Titles and Affiliations

Assistant Professor, Pathology and Laboratory Medicine
American Association for Cancer Research

Research area

Seeking to improve anti-tumor immune response in metastatic breast cancer.

Impact

Breast cancer cells can travel from the site of initial tumor development to other sites in the body, a process called metastasis. Lymph nodes, often the first site of metastatic spread, are abundant in T cells that can kill cancer cells, but cancer cells have developed several ways to escape death by T cells, and many patients do not respond to current immune therapies designed to boost anti-tumor immune response. To eradicate cancer cells, T cells need access to the tumors, and blood vessels play a crucial role in this process. Tumor growth can compress blood vessels, impairing their ability to transport blood and possibly T cell entry. Dr. Jones is working to increase T cell entry into tumors to ultimately enhance anti-tumor immunity and improve survival rates in patients with advanced metastatic breast cancer.

What’s Next 

Dr. Jones has developed models of breast cancer metastasis and has optimized methods to perform long-term imaging of cellular interactions in lymph nodes. He will use these imaging methods to measure whether decompression of lymph node blood vessels enhances T cell entry into nodal tumors. Then, Dr. Jones will measure the ability of genetically engineered cancer-specific T cells to enter and eradicate tumors. His breast cancer model studies will be validated on tissues from breast cancer patients treated with decompression therapies. Finally, he will combine decompression therapy with immune therapy and will measure the impact on metastatic progression. Administering this combination therapy has the potential to improve the killing ability of T cells entering lymph node tumors and decrease tumor burden.
 

Biography

Dennis Jones, PhD is an Assistant Professor of Pathology & Laboratory Medicine at the Boston University School of Medicine. He earned a doctorate in immunobiology at Yale University and completed a postdoctoral fellowship at Massachusetts General Hospital in tumor biology where he focused on the growth of cancer cells in lymph nodes. 
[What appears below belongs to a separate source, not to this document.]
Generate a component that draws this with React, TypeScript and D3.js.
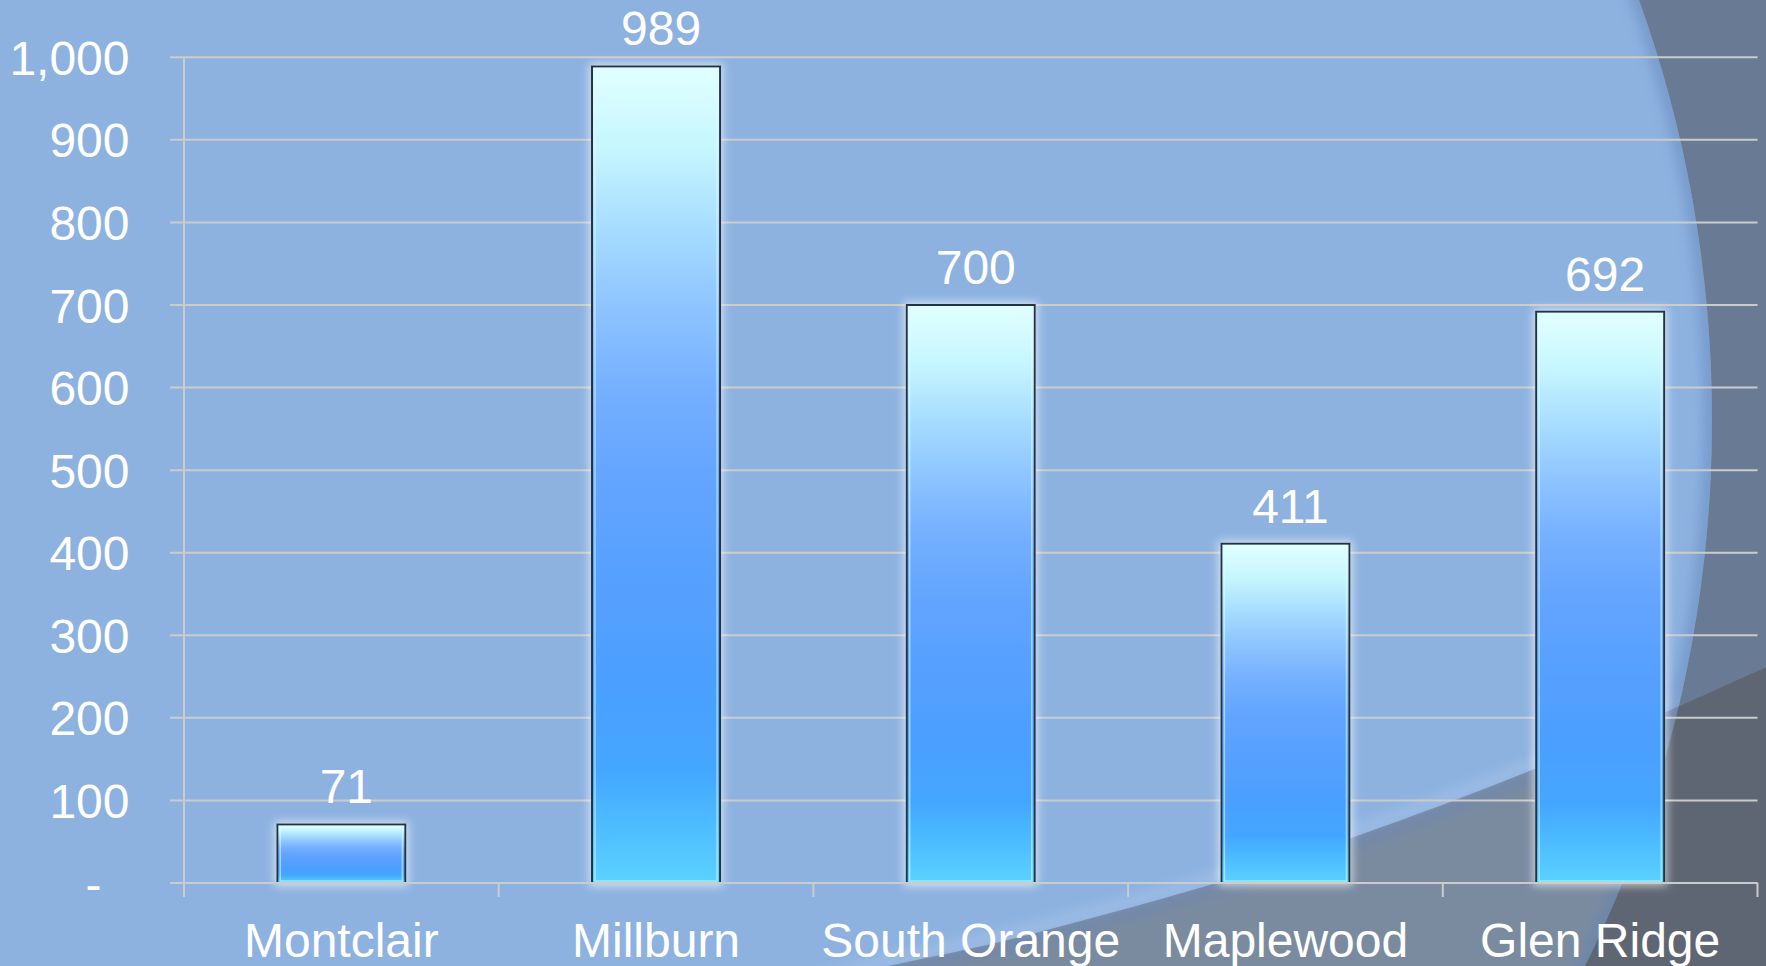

Dr. Jones’ laboratory at Boston University School of Medicine focuses on delineating the mechanisms by which breast cancers evade immune surveillance in lymph nodes and metastasize to distant organs. Dr. Jones has won numerous awards, including the AACR Minority and Minority-serving Institution Faculty Scholar in Cancer Research Award, a STAT Wunderkind, and an NIH Transition Career Development Award (K22).